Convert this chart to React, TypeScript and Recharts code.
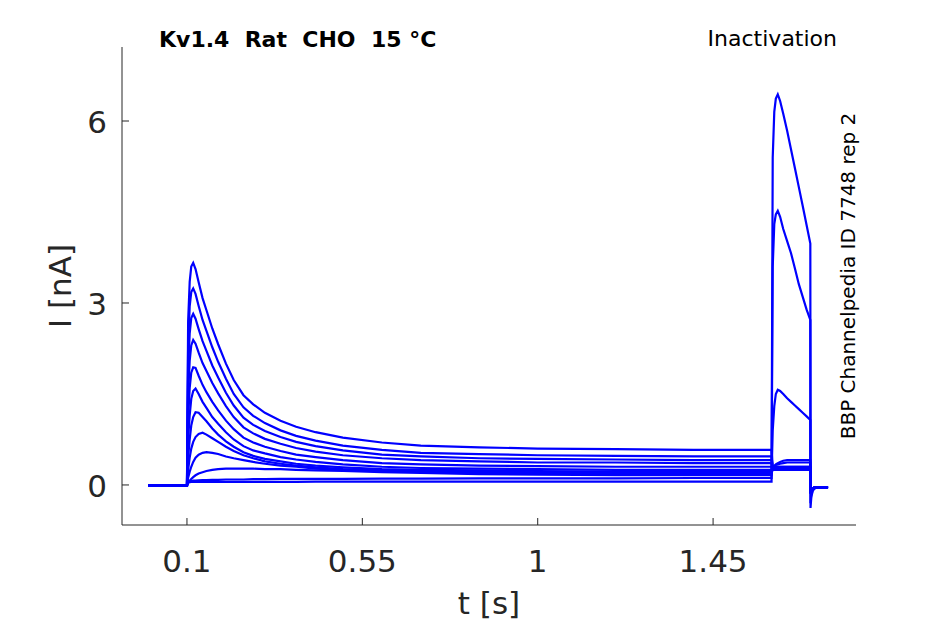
import React from 'react';
import { LineChart, Line, XAxis, YAxis } from 'recharts';

// time grid [s]
const T = [
  0, 0.1,
  0.103, 0.107, 0.111, 0.116, 0.122, 0.13, 0.14, 0.15,
  0.165, 0.18, 0.2, 0.22, 0.245, 0.27, 0.3,
  0.34, 0.38, 0.43, 0.5, 0.6, 0.7, 0.85,
  1.0, 1.2, 1.4, 1.6,
  1.603, 1.607, 1.611, 1.616, 1.622, 1.63, 1.64, 1.65, 1.66, 1.67, 1.68, 1.69, 1.6995,
  1.7, 1.702, 1.706, 1.712, 1.745,
];

// current traces [nA]
const I1 = [
  -0.01, -0.01,
  2.7, 3.35, 3.6, 3.66, 3.56, 3.34, 3.08, 2.88,
  2.58, 2.32, 2.0, 1.73, 1.48, 1.33, 1.19,
  1.06, 0.96, 0.87, 0.78, 0.7, 0.65, 0.62,
  0.6, 0.59, 0.58, 0.58,
  0.3, 0.3, 0.3, 0.3, 0.3, 0.3, 0.3, 0.3, 0.3, 0.3, 0.3, 0.3, 0.3,
  -0.08, -0.06, -0.05, -0.04, -0.04,
];
const I2 = [
  -0.01, -0.01,
  2.3, 2.95, 3.18, 3.24, 3.15, 2.95, 2.72, 2.54,
  2.27, 2.03, 1.75, 1.5, 1.28, 1.14, 1.02,
  0.9, 0.81, 0.73, 0.65, 0.58, 0.53, 0.51,
  0.49, 0.48, 0.47, 0.47,
  0.3, 0.3, 0.3, 0.3, 0.3, 0.3, 0.3, 0.3, 0.3, 0.3, 0.3, 0.3, 0.3,
  -0.08, -0.06, -0.05, -0.04, -0.04,
];
const I3 = [
  -0.01, -0.01,
  1.9, 2.5, 2.75, 2.82, 2.74, 2.57, 2.37, 2.21,
  1.97, 1.77, 1.52, 1.31, 1.11, 0.99, 0.89,
  0.79, 0.71, 0.64, 0.57, 0.5, 0.47, 0.44,
  0.43, 0.42, 0.41, 0.41,
  0.29, 0.29, 0.29, 0.29, 0.29, 0.29, 0.29, 0.29, 0.29, 0.29, 0.29, 0.29, 0.29,
  -0.08, -0.06, -0.05, -0.04, -0.04,
];
const I4 = [
  -0.01, -0.01,
  1.5, 2.05, 2.3, 2.39, 2.33, 2.18, 2.01, 1.88,
  1.68, 1.51, 1.3, 1.12, 0.95, 0.85, 0.76,
  0.68, 0.61, 0.55, 0.49, 0.44, 0.41, 0.39,
  0.37, 0.37, 0.36, 0.36,
  0.28, 0.28, 0.28, 0.28, 0.28, 0.28, 0.28, 0.28, 0.28, 0.28, 0.28, 0.28, 0.28,
  -0.08, -0.06, -0.05, -0.04, -0.04,
];
const I5 = [
  -0.01, -0.01,
  1.1, 1.6, 1.85, 1.94, 1.93, 1.8, 1.65, 1.53,
  1.37, 1.23, 1.06, 0.92, 0.78, 0.7, 0.63,
  0.56, 0.5, 0.46, 0.41, 0.36, 0.34, 0.32,
  0.31, 0.3, 0.3, 0.3,
  0.27, 0.27, 0.27, 0.27, 0.27, 0.27, 0.27, 0.27, 0.27, 0.27, 0.27, 0.27, 0.27,
  -0.08, -0.06, -0.05, -0.04, -0.04,
];
const I6 = [
  -0.01, -0.01,
  0.75, 1.15, 1.42, 1.55, 1.59, 1.5, 1.37, 1.27,
  1.12, 1.01, 0.87, 0.75, 0.64, 0.57, 0.52,
  0.46, 0.42, 0.38, 0.34, 0.3, 0.28, 0.27,
  0.26, 0.25, 0.25, 0.25,
  0.26, 0.26, 0.26, 0.26, 0.26, 0.26, 0.26, 0.26, 0.26, 0.26, 0.26, 0.26, 0.26,
  -0.08, -0.06, -0.05, -0.04, -0.04,
];
const I7 = [
  -0.01, -0.01,
  0.45, 0.75, 0.98, 1.12, 1.2, 1.19, 1.12, 1.05,
  0.93, 0.83, 0.72, 0.63, 0.54, 0.48, 0.43,
  0.39, 0.35, 0.32, 0.29, 0.26, 0.25, 0.24,
  0.23, 0.22, 0.22, 0.22,
  0.25, 0.25, 0.25, 0.25, 0.25, 0.25, 0.25, 0.25, 0.25, 0.25, 0.25, 0.25, 0.25,
  -0.08, -0.06, -0.05, -0.04, -0.04,
];
const I8 = [
  -0.01, -0.01,
  0.25, 0.45, 0.6, 0.71, 0.79, 0.84, 0.86, 0.83,
  0.77, 0.71, 0.63, 0.56, 0.49, 0.44, 0.39,
  0.35, 0.32, 0.29, 0.26, 0.24, 0.23, 0.22,
  0.21, 0.2, 0.2, 0.2,
  0.28, 0.31, 0.33, 0.34, 0.35, 0.36, 0.37, 0.37, 0.37, 0.37, 0.37, 0.37, 0.37,
  -0.07, -0.06, -0.05, -0.04, -0.04,
];
const I9 = [
  -0.01, -0.01,
  0.12, 0.22, 0.3, 0.38, 0.45, 0.5, 0.53, 0.54,
  0.53, 0.51, 0.47, 0.44, 0.41, 0.38, 0.35,
  0.32, 0.3, 0.27, 0.25, 0.23, 0.21, 0.2,
  0.19, 0.18, 0.18, 0.18,
  0.27, 0.31, 0.34, 0.36, 0.38, 0.4, 0.41, 0.41, 0.41, 0.41, 0.41, 0.41, 0.41,
  -0.08, -0.06, -0.05, -0.04, -0.04,
];
const I10 = [
  -0.01, -0.01,
  0.03, 0.07, 0.1, 0.13, 0.16, 0.19, 0.21, 0.23,
  0.25, 0.26, 0.27, 0.27, 0.27, 0.27, 0.26,
  0.26, 0.25, 0.24, 0.23, 0.21, 0.2, 0.18,
  0.17, 0.16, 0.16, 0.16,
  0.9, 1.3, 1.5, 1.57, 1.55, 1.5, 1.43, 1.37, 1.31, 1.25, 1.19, 1.13, 1.07,
  -0.15, -0.1, -0.06, -0.05, -0.04,
];
const I11 = [
  -0.01, -0.01,
  0.05, 0.06, 0.065, 0.07, 0.07, 0.075, 0.08, 0.08,
  0.085, 0.085, 0.09, 0.09, 0.09, 0.095, 0.095,
  0.1, 0.1, 0.1, 0.1, 0.105, 0.105, 0.11,
  0.11, 0.11, 0.115, 0.115,
  3.6, 4.3, 4.46, 4.52, 4.42, 4.22, 4.02, 3.82, 3.57, 3.31, 3.1, 2.89, 2.72,
  -0.3, -0.16, -0.08, -0.05, -0.04,
];
const I12 = [
  -0.01, -0.01,
  0.04, 0.045, 0.05, 0.05, 0.05, 0.05, 0.05, 0.05,
  0.05, 0.05, 0.05, 0.05, 0.05, 0.05, 0.05,
  0.05, 0.05, 0.055, 0.055, 0.055, 0.055, 0.055,
  0.055, 0.055, 0.055, 0.055,
  5.4, 6.15, 6.37, 6.44, 6.33, 6.12, 5.84, 5.53, 5.22, 4.91, 4.6, 4.28, 3.98,
  -0.38, -0.2, -0.09, -0.05, -0.04,
];

const TRACES = [I1, I2, I3, I4, I5, I6, I7, I8, I9, I10, I11, I12];
const X_TICKS = [0.1, 0.55, 1, 1.45];
const Y_TICKS = [0, 3, 6];

const rows = T.map((t, i) => {
  const r: Record<string, number> = { t };
  TRACES.forEach((s, k) => {
    r['s' + k] = s[i];
  });
  return r;
});

const FONT = '"DejaVu Sans", sans-serif';
const AX = '#262626';

const XTick = (props: any) => {
  const { x, y, payload } = props;
  return (
    <g>
      <line x1={x} x2={x} y1={y} y2={y - 7} stroke={AX} strokeWidth={1} />
      <text x={x} y={y + 47} textAnchor="middle" fontSize={31} fontFamily={FONT} fill={AX}>
        {String(payload.value)}
      </text>
    </g>
  );
};

const YTick = (props: any) => {
  const { x, y, payload } = props;
  return (
    <g>
      <line x1={x} x2={x + 7} y1={y} y2={y} stroke={AX} strokeWidth={1} />
      <text x={x - 15} y={y + 12} textAnchor="end" fontSize={31} fontFamily={FONT} fill={AX}>
        {String(payload.value)}
      </text>
    </g>
  );
};

export default function App() {
  return (
    <div style={{ position: 'absolute', left: 0, top: 0, width: 945, height: 624, background: '#fff' }}>
      <LineChart
        width={945}
        height={624}
        data={rows}
        margin={{ top: 47, right: 89, bottom: 98, left: 121 }}
      >
        <XAxis
          dataKey="t"
          type="number"
          domain={[-0.0667, 1.8167]}
          ticks={X_TICKS}
          allowDataOverflow
          height={1}
          tickSize={0}
          tickMargin={0}
          tickLine={false}
          axisLine={{ stroke: AX, strokeWidth: 1 }}
          tick={XTick}
          interval={0}
        />
        <YAxis
          type="number"
          domain={[-0.66, 7.22]}
          ticks={Y_TICKS}
          allowDataOverflow
          width={1}
          tickSize={0}
          tickMargin={0}
          tickLine={false}
          axisLine={{ stroke: AX, strokeWidth: 1 }}
          tick={YTick}
          interval={0}
        />
        {TRACES.map((_, k) => (
          <Line
            key={k}
            dataKey={'s' + k}
            type="linear"
            stroke="#0000ff"
            strokeWidth={2.2}
            dot={false}
            activeDot={false}
            isAnimationActive={false}
          />
        ))}
      </LineChart>
      <svg
        width={945}
        height={624}
        style={{ position: 'absolute', left: 0, top: 0, pointerEvents: 'none' }}
      >
        <text x={159} y={47} fontSize={22} fontWeight="bold" fontFamily={FONT} fill="#000" style={{ whiteSpace: 'pre' }}>
          {'Kv1.4  Rat  CHO  15 °C'}
        </text>
        <text x={837} y={46} fontSize={22} textAnchor="end" fontFamily={FONT} fill="#000">
          Inactivation
        </text>
        <text x={489} y={614} fontSize={31} textAnchor="middle" fontFamily={FONT} fill={AX}>
          t [s]
        </text>
        <text
          x={0}
          y={0}
          transform="translate(71,286) rotate(-90)"
          fontSize={31}
          textAnchor="middle"
          fontFamily={FONT}
          fill={AX}
        >
          I [nA]
        </text>
        <text
          x={0}
          y={0}
          transform="translate(855,276) rotate(-90)"
          fontSize={20}
          textAnchor="middle"
          fontFamily={FONT}
          fill="#000"
        >
          BBP Channelpedia ID 7748 rep 2
        </text>
      </svg>
    </div>
  );
}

AIM:
Leave out the pictures, then repeat the listing above exactly from its first line to the line with "Line, XAxis, YAxis", inclusive.

COMPLETE OUTPUT:
Convert this chart to React, TypeScript and Recharts code.
import React from 'react';
import { LineChart, Line, XAxis, YAxis } from 'recharts';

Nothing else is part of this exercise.